Everton have landed a major commercial lift, signing a multi-year shirt sponsorship agreement with financial services firm CMC Markets that pushes their annual kit income beyond £20 million.

The deal, worth around 30 per cent more than their previous front-of-shirt contract, marks a significant step for a club trying to re-establish itself on and off the pitch. CMC Markets will take pride of place on the front of the shirt, anchoring a commercial portfolio that has started to gather serious weight.

The uplift does not stop there. Everton’s new sleeve sponsorship with Stake, their former main shirt partner, has also been renegotiated on improved terms, again around 30 per cent higher than before. For a club operating under tight financial controls in recent seasons, those percentage points matter. They translate directly into transfer muscle.

The hierarchy have promised exactly that. Everton have pledged to funnel the extra revenue into the squad, backing David Moyes as he looks to reshape and deepen his options.

Transfer Targets

Two names sit at the top of that list. Hayden Hackney, Middlesbrough’s standout midfielder and last season’s Championship player of the year, is close to a move. Hackney has long been on Moyes’ radar and, crucially, wants the switch to Merseyside. Talks are advanced as Everton try to convert long-term admiration into a deal.

Out wide, attention has turned to Tyrique George. The winger spent the second half of last season on loan at Hill Dickinson Stadium and left a strong impression. That temporary move included a £25 million option to buy the England Under-21 international, but Everton are back at the table with Chelsea, pushing to drive that fee down and structure a deal that fits their new, but still carefully managed, budget.

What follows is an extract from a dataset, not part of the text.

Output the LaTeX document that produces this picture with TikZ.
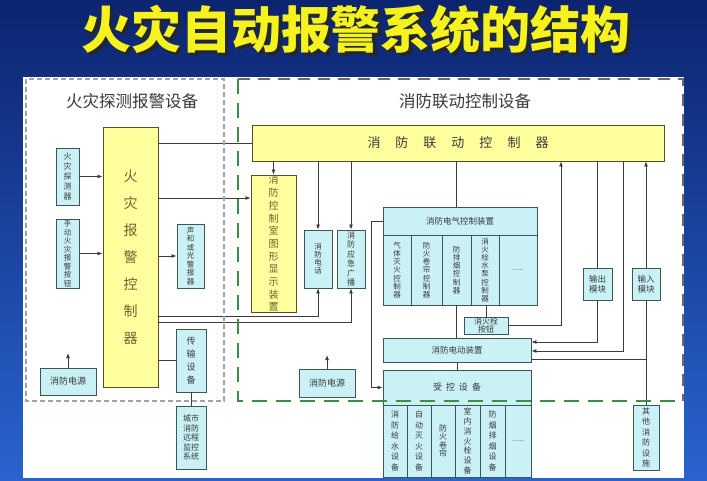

The CMC Markets agreement is the headline figure, yet it sits within a broader commercial strategy. Over the past year, Everton have pieced together a series of sponsorships, including a naming-rights deal with Hill Dickinson for their £800 million stadium. The club’s future home already has a corporate identity; now the team being built to walk out there is starting to take shape too.

Money alone does not guarantee progress. But for Everton, long starved of financial flexibility, this surge in shirt revenue arrives at a moment when the manager has clear targets, the market is moving, and the club’s next era is coming into view.